◆ Records provided
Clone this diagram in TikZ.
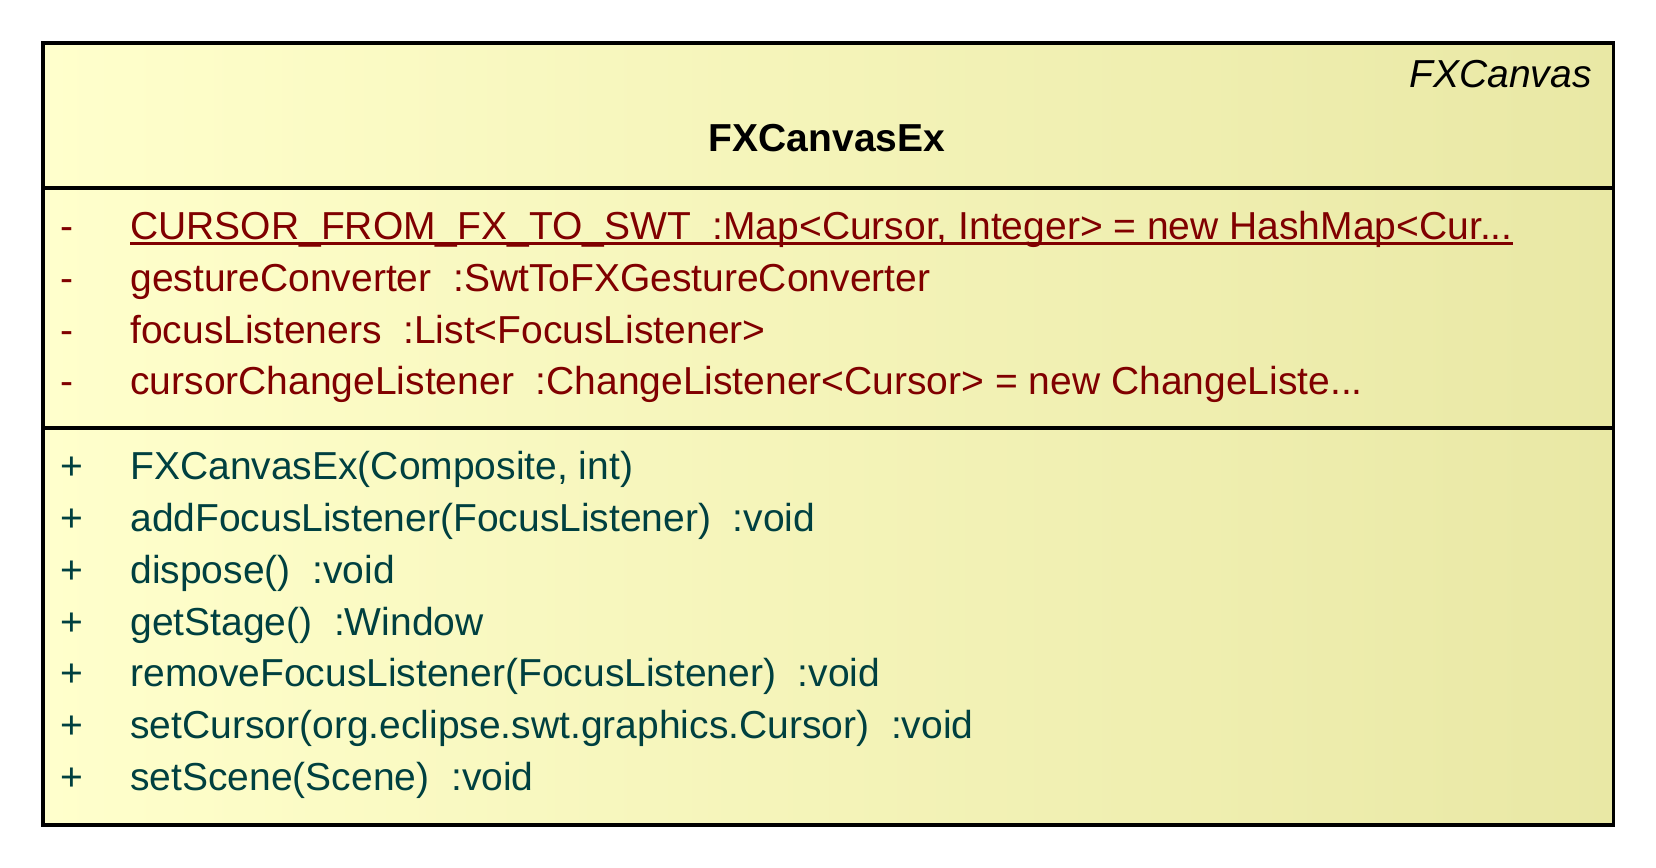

---

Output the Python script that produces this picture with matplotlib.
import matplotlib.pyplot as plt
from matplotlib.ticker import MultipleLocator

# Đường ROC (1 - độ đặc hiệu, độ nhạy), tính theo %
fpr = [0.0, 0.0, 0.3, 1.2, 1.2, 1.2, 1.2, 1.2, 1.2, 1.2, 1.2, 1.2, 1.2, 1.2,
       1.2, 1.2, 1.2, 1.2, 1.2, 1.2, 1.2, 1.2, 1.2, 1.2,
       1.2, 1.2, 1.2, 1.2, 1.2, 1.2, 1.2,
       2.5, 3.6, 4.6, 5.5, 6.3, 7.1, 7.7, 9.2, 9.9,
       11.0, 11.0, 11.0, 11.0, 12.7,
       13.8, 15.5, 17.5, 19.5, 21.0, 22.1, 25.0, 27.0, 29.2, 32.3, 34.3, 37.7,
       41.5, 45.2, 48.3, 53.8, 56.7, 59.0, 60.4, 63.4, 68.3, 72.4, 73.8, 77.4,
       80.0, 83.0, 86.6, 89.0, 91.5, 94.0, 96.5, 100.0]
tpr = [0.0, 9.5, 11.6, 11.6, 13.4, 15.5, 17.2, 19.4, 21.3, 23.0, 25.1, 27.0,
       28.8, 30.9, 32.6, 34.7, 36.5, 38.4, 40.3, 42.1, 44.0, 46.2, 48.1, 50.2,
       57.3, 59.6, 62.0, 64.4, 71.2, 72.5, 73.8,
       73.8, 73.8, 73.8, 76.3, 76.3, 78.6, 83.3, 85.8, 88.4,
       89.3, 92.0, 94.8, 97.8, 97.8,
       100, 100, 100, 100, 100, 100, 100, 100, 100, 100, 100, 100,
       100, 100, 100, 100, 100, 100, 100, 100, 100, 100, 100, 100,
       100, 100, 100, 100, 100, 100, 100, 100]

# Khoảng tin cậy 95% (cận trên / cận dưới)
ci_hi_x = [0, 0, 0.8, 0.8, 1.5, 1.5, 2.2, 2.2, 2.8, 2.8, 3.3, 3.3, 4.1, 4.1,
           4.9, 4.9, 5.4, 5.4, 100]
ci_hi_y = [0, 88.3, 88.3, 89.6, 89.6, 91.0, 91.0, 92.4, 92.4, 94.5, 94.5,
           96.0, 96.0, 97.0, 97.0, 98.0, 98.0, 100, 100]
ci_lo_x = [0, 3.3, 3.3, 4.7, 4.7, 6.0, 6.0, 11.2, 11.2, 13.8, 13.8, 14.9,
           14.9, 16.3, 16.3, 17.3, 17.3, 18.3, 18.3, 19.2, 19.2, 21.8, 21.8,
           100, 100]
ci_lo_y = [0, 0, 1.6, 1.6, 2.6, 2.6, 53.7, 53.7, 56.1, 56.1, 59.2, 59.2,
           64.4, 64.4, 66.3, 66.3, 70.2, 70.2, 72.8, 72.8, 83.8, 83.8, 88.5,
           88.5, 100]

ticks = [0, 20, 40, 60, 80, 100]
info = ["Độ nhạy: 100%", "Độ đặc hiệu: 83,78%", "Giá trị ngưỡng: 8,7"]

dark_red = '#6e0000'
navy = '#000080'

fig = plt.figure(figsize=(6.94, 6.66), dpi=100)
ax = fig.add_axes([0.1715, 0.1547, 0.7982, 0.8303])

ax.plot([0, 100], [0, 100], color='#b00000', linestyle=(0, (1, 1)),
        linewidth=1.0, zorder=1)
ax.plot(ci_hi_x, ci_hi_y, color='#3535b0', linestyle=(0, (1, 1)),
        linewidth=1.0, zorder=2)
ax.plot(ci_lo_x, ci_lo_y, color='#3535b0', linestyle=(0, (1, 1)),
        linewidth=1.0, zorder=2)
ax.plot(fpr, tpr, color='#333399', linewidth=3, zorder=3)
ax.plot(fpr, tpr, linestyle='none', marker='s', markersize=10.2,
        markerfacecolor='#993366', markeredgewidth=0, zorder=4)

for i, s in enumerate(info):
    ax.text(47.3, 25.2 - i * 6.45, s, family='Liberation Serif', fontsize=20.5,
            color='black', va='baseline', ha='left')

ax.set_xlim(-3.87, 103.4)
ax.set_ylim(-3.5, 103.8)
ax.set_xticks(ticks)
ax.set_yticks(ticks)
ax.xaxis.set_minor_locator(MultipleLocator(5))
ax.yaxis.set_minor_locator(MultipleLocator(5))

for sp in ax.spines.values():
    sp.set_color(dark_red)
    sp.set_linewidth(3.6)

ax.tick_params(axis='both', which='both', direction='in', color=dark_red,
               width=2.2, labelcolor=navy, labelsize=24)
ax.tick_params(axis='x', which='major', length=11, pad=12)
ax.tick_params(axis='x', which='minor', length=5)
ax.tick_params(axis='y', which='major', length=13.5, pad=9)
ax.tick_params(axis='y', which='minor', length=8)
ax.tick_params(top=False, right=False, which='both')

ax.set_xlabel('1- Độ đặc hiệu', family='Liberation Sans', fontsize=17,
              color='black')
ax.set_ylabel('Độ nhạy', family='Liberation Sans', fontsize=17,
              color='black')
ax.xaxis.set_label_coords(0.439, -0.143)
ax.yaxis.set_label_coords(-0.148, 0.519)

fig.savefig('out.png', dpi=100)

◆ Work required
From the data above, copy each line that has the string "matplotlib".

◆ Task output
Output the Python script that produces this picture with matplotlib.
import matplotlib.pyplot as plt
from matplotlib.ticker import MultipleLocator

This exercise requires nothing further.